Por Esteban Fernandez

 

Mi adorada madre a toda costa intentaba evitar que mi hermano Carlos Enrique y yo entráramos en las turbias y medicinales aguas de la gloriosa Playa del Rosario después de haber comido algo.

Entre el agua y nosotros se interponía Ana María Gómez, en su muñeca tenía un reloj que observaba repetidamente. ¡Había que esperar tres horas para meterse en el mar!

La más dulce de las mujeres parecía un guardia rural defendiendo una fortaleza. Su única arma era el cinto amenazador.

Siempre parecía ser mi madre la encargada de la disciplina, sin embargo, después aprendí que era el vivo de mi padre dándole cranque y diciéndole : “Ana, no dejes que los muchachos se metan en el agua”...

Hacía una hora que me había servido mi desayuno: Un café con leche, pan con mantequilla, y un panqué que el viejo había comprado el día anterior en el pueblo de Jamaica.

Teníamos que esperar otras dos horas más para poder meternos al agua porque mi madre vivía absolutamente convencida de que eso podía ser mortal e imponía a capa y espada esa regla de oro en la Cuba de esa época…

Yo me sonreía, protestaba y acataba. Y lo cierto era que mi madre llegó a convencerme de ese gran peligro…

Si hubiera sido solamente en la inolvidable playa no hubiera sido nada del otro mundo, pero esa creencia se imponía diariamente en mi hogar durante mi corta vida en Güines.

Desde luego, mami predicaba con el ejemplo. Esperaba tres horas para bañarse después de haber planchado. Y planchaba todos los días.

Cuando llegó la hora de interesarme por el sexo con terror descubrí que para eso también había que esperar las reglamentarias tres horas… En el barrio entero se hablaba de "cientos de casos" de coterráneos que les había dado sirimbas, patatús, por no haber escuchado el sabio consejo de la espera.
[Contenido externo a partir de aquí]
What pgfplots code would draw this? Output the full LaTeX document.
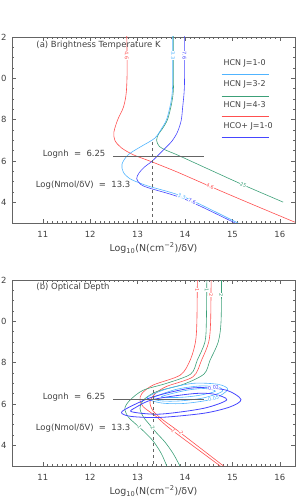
\documentclass[border=0pt]{standalone}
\usepackage{pgfplots}
\pgfplotsset{compat=1.18}
\usepackage{fontspec}
\setmainfont{DejaVu Sans}
\definecolor{cRed}{RGB}{255,80,80}
\definecolor{cCyan}{RGB}{80,180,255}
\definecolor{cGreen}{RGB}{60,160,120}
\definecolor{cBlue}{RGB}{70,70,255}
\definecolor{axc}{RGB}{100,100,100}
\tikzset{
  lbl/.style={font=\fontsize{5}{5}\selectfont, fill=white, inner sep=0.3pt},
  txt/.style={font=\fontsize{8.5}{9}\selectfont, text=black!75},
  leg/.style={font=\fontsize{8}{9}\selectfont, text=black!75, anchor=west},
}
\begin{document}
\begin{tikzpicture}[x=1bp,y=1bp]
\pgfplotsset{
  myax/.style={
    anchor=south west,
    width=283bp, height=186bp, scale only axis,
    xmin=10.35, xmax=16.32, ymin=3, ymax=12,
    xtick={11,12,13,14,15,16}, ytick={4,6,8,10,12},
    yticklabels={4,6,8,0,2},
    minor x tick num=9, minor y tick num=3,
    major tick length=4bp, minor tick length=2bp,
    axis line style={axc, line width=0.5pt},
    every tick/.style={axc, line width=0.4pt},
    ticklabel style={font=\fontsize{8.5}{9}\selectfont, text=black!75},
    /pgf/number format/assume math mode=true,
    yticklabel style={xshift=-2bp},
    xticklabel style={yshift=-5bp},
    xlabel={Log\textsubscript{10}(N(cm\textsuperscript{−2})/δV)},
    every axis x label/.style={at={(axis description cs:0.5,0)}, anchor=center, yshift=-25bp, font=\fontsize{9.5}{10}\selectfont, text=black!75},
    every axis plot/.append style={line width=0.6pt},
  },
}
% ---------------- panel (a)
\begin{axis}[myax, at={(12bp,281bp)}]
\addplot[cRed, smooth] coordinates {(12.77,12.1) (12.78,10.5) (12.76,9.3) (12.70,8.6) (12.58,8.0) (12.50,7.4) (12.52,7.0) (12.65,6.65) (12.91,6.30) (13.30,5.96) (13.82,5.48) (14.53,4.77) (15.4,3.92) (16.40,2.96)};
\addplot[cGreen, smooth] coordinates {(13.76,12.1) (13.76,10) (13.75,9.3) (13.71,8.7) (13.63,8.0) (13.52,7.55) (13.44,7.3) (13.40,7.0) (13.46,6.7) (13.61,6.51) (13.85,6.28) (14.5,5.6) (15.23,4.84) (16.07,4.01)};
\addplot[cCyan, smooth] coordinates {(13.74,12.1) (13.74,10) (13.73,9.3) (13.69,8.7) (13.61,8.0) (13.50,7.55) (13.36,7.1) (13.05,6.67) (12.80,6.3) (12.67,5.85) (12.70,5.45) (12.84,5.14) (13.05,4.93) (13.26,4.76) (14.0,4.24) (15.14,2.97)};
\addplot[cBlue, smooth] coordinates {(13.99,12.1) (13.99,10) (13.98,9.3) (13.95,8.6) (13.92,7.97) (13.84,7.4) (13.72,6.95) (13.55,6.55) (13.42,6.25) (13.30,5.98) (13.14,5.7) (13.03,5.42) (12.98,5.14) (13.07,4.86) (13.26,4.68) (14.0,4.15) (15.08,2.97)};
% reference lines
\addplot[axc, line width=0.5pt] coordinates {(12.49,6.25) (14.39,6.25)};
\addplot[axc, line width=0.5pt, dashed] coordinates {(13.31,6.9) (13.31,3)};
% contour labels
\node[lbl, text=cRed, rotate=-90] at (axis cs:12.77,11.1) {4.6};
\node[lbl, text=cCyan, rotate=-90] at (axis cs:13.745,11.1) {3.3};
\node[lbl, text=cBlue, rotate=-90] at (axis cs:13.99,11.1) {7.6};
\node[lbl, text=cRed, rotate=-21] at (axis cs:14.53,4.77) {4.6};
\node[lbl, text=cGreen, rotate=-23] at (axis cs:15.23,4.84) {25};
\node[lbl, text=cCyan, rotate=-22] at (axis cs:13.93,4.29) {3.3};
\node[lbl, text=cBlue, rotate=-22] at (axis cs:14.15,4.04) {7.6};
% texts
\node[txt, anchor=west] at (rel axis cs:0.074,0.955) {(a) Brightness Temperature K};
\node[txt] at (axis cs:11.66,6.33) {Lognh\ \ =\ \ 6.25};
\node[txt] at (axis cs:11.85,4.82) {Log(Nmol/δV)\ \ =\ \ 13.3};
% legend
\node[leg] at (rel axis cs:0.735,0.857) {HCN J=1-0};
\draw[cCyan, line width=0.7pt] (rel axis cs:0.741,0.800) -- (rel axis cs:0.909,0.800);
\node[leg] at (rel axis cs:0.735,0.745) {HCN J=3-2};
\draw[cGreen, line width=0.7pt] (rel axis cs:0.741,0.683) -- (rel axis cs:0.909,0.683);
\node[leg] at (rel axis cs:0.735,0.630) {HCN J=4-3};
\draw[cRed, line width=0.7pt] (rel axis cs:0.741,0.574) -- (rel axis cs:0.909,0.574);
\node[leg] at (rel axis cs:0.735,0.518) {HCO+ J=1-0};
\draw[cBlue, line width=0.7pt] (rel axis cs:0.741,0.463) -- (rel axis cs:0.909,0.463);
\end{axis}
% ---------------- panel (b)
\begin{axis}[myax, at={(12bp,38bp)}]
\addplot[cRed, smooth] coordinates {(14.26,12.1) (14.25,10) (14.22,9) (14.11,8.13) (13.9,7.4) (13.33,6.92) (13.09,6.51) (13.05,6.19) (13.12,5.86) (13.40,5.38) (13.70,4.78) (14.76,2.97)};
\addplot[cRed, smooth] coordinates {(14.55,12.1) (14.54,10) (14.50,9) (14.35,8.13) (14.17,7.32) (13.61,6.85) (13.37,6.5) (13.26,6.1) (13.33,5.65) (13.54,5.22) (13.85,4.7) (14.83,2.97)};
\addplot[cGreen, smooth] coordinates {(14.46,12.1) (14.45,10) (14.42,9) (14.26,8.13) (14.12,7.45) (13.61,7.0) (13.12,6.67) (12.84,6.19) (12.73,5.79) (12.80,5.38) (12.95,5.05) (13.12,4.7) (13.33,4.2) (13.5,3.6) (13.62,2.97)};
\addplot[cGreen, smooth] coordinates {(14.77,12.1) (14.76,10) (14.70,9) (14.53,8.13) (14.40,7.45) (13.96,6.95) (13.4,6.6) (13.12,6.19) (13.05,5.79) (13.12,5.38) (13.26,4.98) (13.40,4.6) (13.58,4.15) (13.75,3.6) (13.90,2.97)};
% HCN 1-0 (cyan) closed contours
\addplot[cCyan, smooth cycle] coordinates {(13.2,6.3) (13.6,6.72) (14.17,7.0) (14.7,6.95) (14.9,6.7) (14.6,6.25) (14.0,6.03) (13.5,6.05)};
\addplot[cCyan, smooth cycle] coordinates {(13.33,6.3) (13.8,6.7) (14.3,6.87) (14.7,6.82) (14.78,6.6) (14.4,6.3) (13.9,6.15) (13.5,6.15)};
\addplot[cCyan, smooth cycle] coordinates {(13.5,6.35) (14.0,6.65) (14.4,6.75) (14.64,6.62) (14.3,6.42) (13.9,6.32)};
% HCO+ 1-0 (blue) closed contours
\addplot[cBlue, smooth cycle, line width=0.8pt] coordinates {(12.66,5.57) (12.86,5.40) (13.47,5.35) (14.39,5.55) (14.95,5.86) (15.18,6.22) (14.85,6.68) (14.17,6.78) (13.33,6.35) (12.80,5.82)};
\addplot[cBlue, smooth cycle, line width=0.8pt] coordinates {(12.88,5.62) (13.47,5.51) (14.39,5.79) (14.88,6.2) (14.6,6.48) (14.17,6.5) (13.33,6.22) (12.95,5.82)};
% reference lines
\addplot[axc, line width=0.5pt] coordinates {(12.49,6.25) (14.39,6.25)};
\addplot[axc, line width=0.5pt, dashed] coordinates {(13.33,6.7) (13.33,3)};
% labels
\node[lbl, text=cRed, rotate=-90] at (axis cs:14.255,11.5) {1};
\node[lbl, text=cGreen, rotate=-90] at (axis cs:14.455,11.5) {1};
\node[lbl, text=cRed, rotate=-90] at (axis cs:14.545,11.27) {2};
\node[lbl, text=cGreen, rotate=-90] at (axis cs:14.765,11.27) {2};
\node[lbl, text=cGreen, rotate=-60] at (axis cs:13.04,4.9) {1};
\node[lbl, text=cGreen, rotate=-60] at (axis cs:13.32,4.85) {2};
\node[lbl, text=cRed, rotate=-58] at (axis cs:13.75,4.68) {1};
\node[lbl, text=cRed, rotate=-58] at (axis cs:13.92,4.62) {2};
\node[lbl, text=cBlue, rotate=10] at (axis cs:14.6,6.78) {0.02};
\node[lbl, text=cCyan, rotate=10] at (axis cs:14.6,6.27) {0.05};
\node[txt, anchor=west] at (rel axis cs:0.074,0.961) {(b) Optical Depth};
\node[txt] at (axis cs:11.66,6.35) {Lognh\ \ =\ \ 6.25};
\node[txt] at (axis cs:11.85,4.82) {Log(Nmol/δV)\ \ =\ \ 13.3};
\end{axis}
\pgfresetboundingbox
\path[use as bounding box] (0,0) rectangle (306,504);
\end{tikzpicture}
\end{document}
Hasta para lavarme la cara tenía que esperar después de haber ingerido un simple biscocho. Al salir de la casa mi padre me dijo: "¡Estebita, no te vayas al Mayabeque, porque  te comiste unas galleticas de soda!" Lo único que se me ocurrió responder fue: “Papi, en San José de las Lajas y en otros pueblos solo esperan una hora” …

Les juro que un día un vecinito me acompañaba a hacer mi diaria tarea de ponerle comida y agua a mi tomeguín y este comenzó a picar el alpiste y después se metió en el agua muy contento y mi amigo asustado me gritaba: "¡Oye, Estebita, se va a morir!"

Al llegar al exilio deseché esa "anticuada creencia", sin embargo, 60 años más tarde, todavía al meterme en la ducha después de haberme comido un caldo gallego me parece que mi madre me va a dar un cintazo.